In the history of the constituency, not many outside the two prime caste groups have received the chance to represent the constituency.
This time, the prime competition is between Congress candidate Shashi Tharoor, who is a former central minister and is the sitting Member of Parliament from the constituency, and BJP candidate Kummanam Rajasekharan, who is a former Governor and is a former state president of the BJP.
Notably, both the candidates belong to one of the aforesaid caste groups. A prominent organisation represents the caste group is said to be in favour of the BJP candidate. It means that the BJP candidate is likely to win most of the votes of this caste group. To counter this, what the Congress tries is to expand its appear towards the other prominent caste group and all those sectors who are unhappy with the rise of the saffron faction.
The third candidate is actually the deciding factor. It is very crucial how many votes the candidate can secure. The third prominent candidate is CPI leader C Divakaran, the candidate who represents the Left Democratic Front, which include the CPM and CPI.
Both the Congress and the BJP fear the possible leakage from the left front. If such a leakage happens, the winner will be the recipient of that leakage.
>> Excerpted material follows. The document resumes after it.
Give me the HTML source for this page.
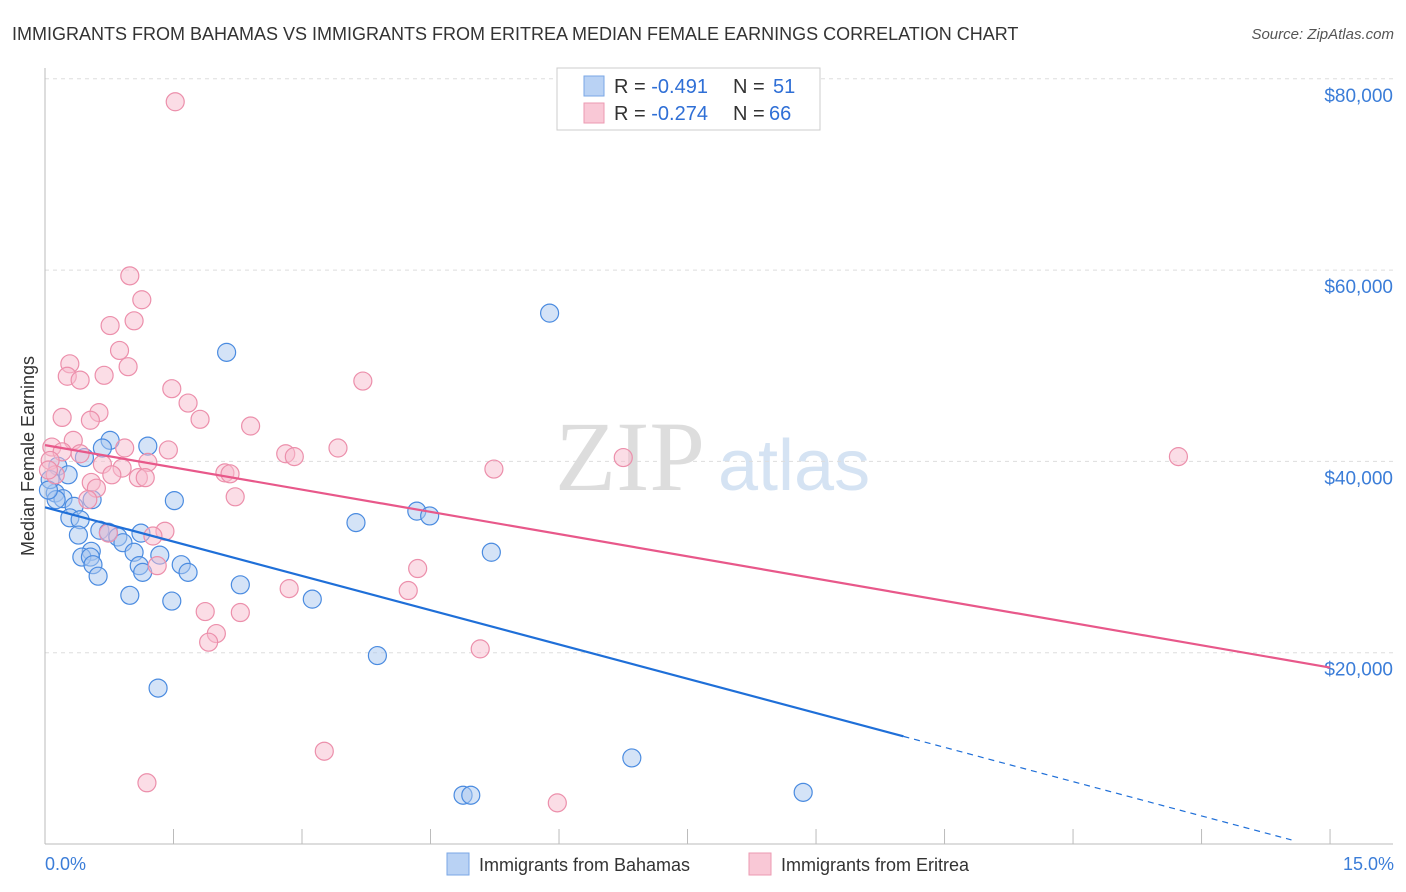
<!DOCTYPE html>
<html><head><meta charset="utf-8"><style>
body{margin:0;background:#fff;font-family:"Liberation Sans",sans-serif;}
svg{display:block}
</style></head><body>
<svg id="chart" width="1406" height="892" xmlns="http://www.w3.org/2000/svg">
<text x="12" y="40" font-size="18" fill="#333">IMMIGRANTS FROM BAHAMAS VS IMMIGRANTS FROM ERITREA MEDIAN FEMALE EARNINGS CORRELATION CHART</text>
<text x="1394" y="39" font-size="15" fill="#555" font-style="italic" text-anchor="end">Source: ZipAtlas.com</text>
<g>
<text x="555" y="490" font-size="100" fill="#ddd" font-family="Liberation Serif">ZIP</text>
<text x="718" y="490" font-size="72" fill="#d5e3f3">atlas</text>
</g>
<g id="grid"></g>
<g id="axes"></g>
<g id="pts"></g>
<g id="trend"></g>
<text transform="translate(34,456) rotate(-90)" font-size="18" fill="#333" text-anchor="middle">Median Female Earnings</text>
<g>
<rect x="557" y="68" width="263" height="62" fill="#fff" stroke="#ccc"/>
<rect x="584" y="76" width="20" height="20" fill="#b9d2f4" stroke="#7aa7e6"/>
<rect x="584" y="103" width="20" height="20" fill="#f9c8d6" stroke="#ec9ab2"/>
<text x="614" y="93" font-size="20" fill="#333">R = <tspan fill="#2f6fd6">-0.491</tspan><tspan x="733">N = </tspan><tspan fill="#2f6fd6" x="773">51</tspan></text>
<text x="614" y="120" font-size="20" fill="#333">R = <tspan fill="#2f6fd6">-0.274</tspan><tspan x="733">N = </tspan><tspan fill="#2f6fd6" x="769">66</tspan></text>
</g>
<g>
<rect x="447" y="853" width="22" height="22" fill="#b9d2f4" stroke="#7aa7e6"/>
<text x="479" y="871" font-size="18" fill="#333">Immigrants from Bahamas</text>
<rect x="749" y="853" width="22" height="22" fill="#f9c8d6" stroke="#ec9ab2"/>
<text x="781" y="871" font-size="18" fill="#333">Immigrants from Eritrea</text>
</g>
<text x="45" y="870" font-size="18" fill="#3b7dd8">0.0%</text>
<text x="1394" y="870" font-size="18" fill="#3b7dd8" text-anchor="end">15.0%</text>
</svg>
<script>
const yTicks=[20,40,60,80];
const yTickLabels=["$20,000","$40,000","$60,000","$80,000"];
const xTicks=[0,1.5,3,4.5,6,7.5,9,10.5,12,13.5,15];
const bahamasX=[2.12,5.89,0.76,1.20,0.67,0.46,0.15,0.27,0.12,0.21,0.55,0.34,1.51,0.29,0.41,3.63,4.34,4.49,0.64,0.74,0.39,1.12,0.85,0.91,0.54,1.04,1.34,5.21,0.43,0.53,1.10,1.59,0.56,1.14,0.62,1.67,2.28,0.99,1.48,3.12,3.88,1.32,6.85,4.88,4.97,8.85,0.06,0.13,0.04];
const bahamasY=[51.4,55.5,42.2,41.6,41.4,40.4,39.5,38.6,36.7,36.1,36.0,35.3,35.9,34.1,33.9,33.6,34.8,34.3,32.8,32.6,32.3,32.5,32.1,31.5,30.6,30.5,30.2,30.5,30.0,30.0,29.1,29.2,29.2,28.4,28.0,28.4,27.1,26.0,25.4,25.6,19.7,16.3,9.0,5.1,5.1,5.4,38.1,36.0,37.0];
const eritreaX=[1.52,0.99,1.13,0.76,1.04,0.87,0.29,0.97,0.26,0.41,0.69,3.71,1.48,1.67,0.63,0.20,0.53,1.81,2.40,0.33,0.08,0.93,1.44,3.42,0.20,0.41,2.81,2.91,6.75,13.23,0.67,1.20,0.90,5.24,2.10,2.16,0.78,1.09,1.17,0.54,0.60,2.22,0.50,1.40,0.74,1.26,1.31,4.35,2.85,4.24,1.87,2.28,2.00,1.91,5.08,3.26,1.19,5.98,0.06,0.12,0.04];
const eritreaY=[77.6,59.4,56.9,54.2,54.7,51.6,50.2,49.9,48.9,48.5,49.0,48.4,47.6,46.1,45.1,44.6,44.3,44.4,43.7,42.2,41.5,41.4,41.2,41.4,41.0,40.8,40.8,40.5,40.4,40.5,39.7,39.9,39.3,39.2,38.8,38.7,38.6,38.3,38.3,37.8,37.2,36.3,36.0,32.7,32.5,32.2,29.1,28.8,26.7,26.5,24.3,24.2,22.0,21.1,20.4,9.7,6.4,4.3,40.1,38.6,39.1];
const bahamasTrend=[35.2,-2.39];
const eritreaTrend=[41.7,-1.55];
const NS="http://www.w3.org/2000/svg";
const X=v=>45+v*85.67, Y=v=>844-v*9.565;
function mk(tag,attrs,parent){const e=document.createElementNS(NS,tag);for(const k in attrs)e.setAttribute(k,attrs[k]);parent.appendChild(e);return e;}
const grid=document.getElementById('grid'),axes=document.getElementById('axes'),pts=document.getElementById('pts'),trend=document.getElementById('trend');
yTicks.forEach((t,i)=>{
 const l=mk('line',{x1:45,x2:1395,y1:Y(t),y2:Y(t),stroke:'#ddd','stroke-dasharray':'4,4'},grid);
 
 
 const tx=mk('text',{x:1393,y:Y(t)+23,'font-size':19,fill:'#3b7dd8','text-anchor':'end'},grid);
 tx.textContent=yTickLabels[i];
 
 
});
const xa=mk('line',{x1:45,x2:1393,y1:844,y2:844,stroke:'#bbb'},axes);


const ya=mk('line',{x1:45,x2:45,y1:68,y2:844,stroke:'#bbb'},axes);


xTicks.forEach(t=>{
 const l=mk('line',{x1:X(t),x2:X(t),y1:829,y2:844,stroke:'#bbb'},axes);
 
 
});
function dots(xs,ys,fill,stroke,name){xs.forEach((v,i)=>{
 const c=mk('circle',{cx:X(v),cy:Y(ys[i]),r:9,fill:fill,'fill-opacity':0.5,stroke:stroke,'stroke-width':1.2},pts);
 
 
});}
dots(bahamasX,bahamasY,'#a9c8f0','#4a8be0','bahamas-point');
dots(eritreaX,eritreaY,'#f7bccd','#ec8fab','eritrea-point');
const f=(tr,x)=>tr[0]+tr[1]*x;
const b1=mk('line',{x1:X(0),y1:Y(f(bahamasTrend,0)),x2:X(10.02),y2:Y(f(bahamasTrend,10.02)),stroke:'#1f6fd8','stroke-width':2.2},trend);


const b2=mk('line',{x1:X(10.02),y1:Y(f(bahamasTrend,10.02)),x2:X(14.55),y2:Y(f(bahamasTrend,14.55)),stroke:'#1f6fd8','stroke-width':1.2,'stroke-dasharray':'6,5'},trend);


const e1=mk('line',{x1:X(0),y1:Y(f(eritreaTrend,0)),x2:X(15),y2:Y(f(eritreaTrend,15)),stroke:'#e8588a','stroke-width':2.2},trend);


</script>
</body></html>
Mr Divakaran is a powerful candidate. His candidature means the possibility of leakage from the left camp is not very high.
The people of the constituency are very conservatives, unlike their counterparts in the Northern Kerala from where the majority of the prominent leaders of the prime leftist party hail.
There is a strong feeling among a sector of the conservative south that those who could not understand their traditions and customs have done injustice to them by attempting to distort their beliefs for the sake of the victory of a political party which openly disrespect the idea of traditional belief system.
All recent surveys predict that the BJP candidate has a slight advantage over the others. The survey indicates that the leakages will happen from both the Congress and CPM towards the BJP.
If a BJP candidate wins the constituency, it will be written in the history of the constituency with golden letters. Not any time in the history of the constituency that a saffron leader has ever wristed the seat, though many times in the past the saffron leaders have occupied the close second position.